Hogan ready to door knock big business for Northern Rivers
PAGE MP Kevin Hogan has launched an audacious plan to attract big employers to the Northern Rivers by spruiking the region's best assets.
The plan is being launched as the latest employment figures for the Richmond-Tweed show unemployment at 9.3% and youth unemployment at 17.9%.
Plan of attack
Yesterday Mr Hogan held a strategic meeting with local business and community leaders to finalise a shortlist of businesses which will be literally doorknocked.
One of the businesses is believed to be based on the Gold Coast currently employing up to 300 people in the online sector, while another is a Sydney manufacturing business with 3-400 employees.

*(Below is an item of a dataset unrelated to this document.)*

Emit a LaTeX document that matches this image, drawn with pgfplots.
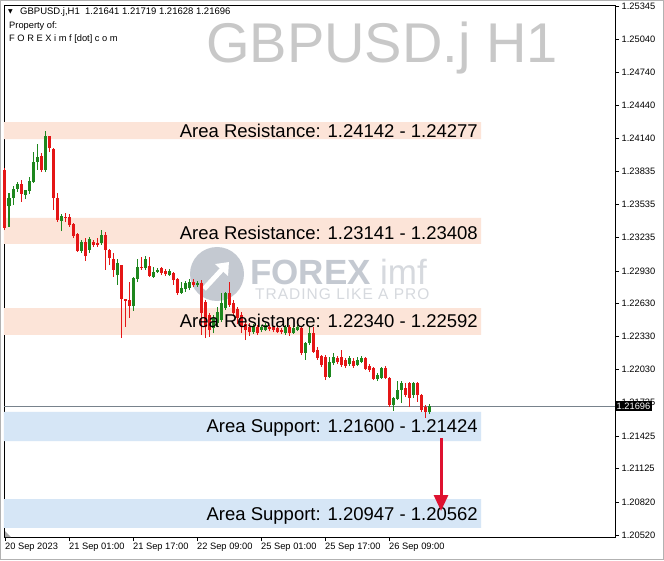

Mr Hogan said the region offered a host of benefits for expanding businesses.
"One, we're a great place to live.
"Where would you rather live, in the western suburbs of Sydney, or the Northern Rivers of NSW?
It's an easy answer.
"People often move here without a job.
"That youth unemployment statistic is exactly the reason we want people to move here.
"Two, it's cheaper for them to set up here.
"If they are going to build a new warehouse... it's very cheap to do it here relative to the capital cities.
"Three, you'd have lower staff turnover. Your competitors aren't going to be next door like they are in the cities."
Timing is right
r Hogan also said the "timing was right" on key infrastructure such as the NBN rollout and the Pacific Highway duplication to attract companies.
With the bulk of the NBN complete here by 2017, he said the Northern Rivers would get broadband quicker than some capital city areas.
Another related plan is the creation of a business incubator hub with support from Southern Cross University to draw small start-ups to the Lismore region with special incentives.
SCU vice chancellor Peter Lee was at yesterday's meeting, alongside general managers from four local council areas, staff from Regional Development Australia Northern Rivers, and local business people.
Certainty and flexibility
Lismore City Council general manager Gary Murphy said the council was learning that businesses valued both "certainty and flexibility".
Mr Hogan said about five companies were on the shortlist, with two key targets:
"We'll be picking up the phone this afternoon and making appointments to see certain companies."
"I don't think we've sold ourselves well enough, I think we have a great product to sell and I'm very optimistic about what we're doing."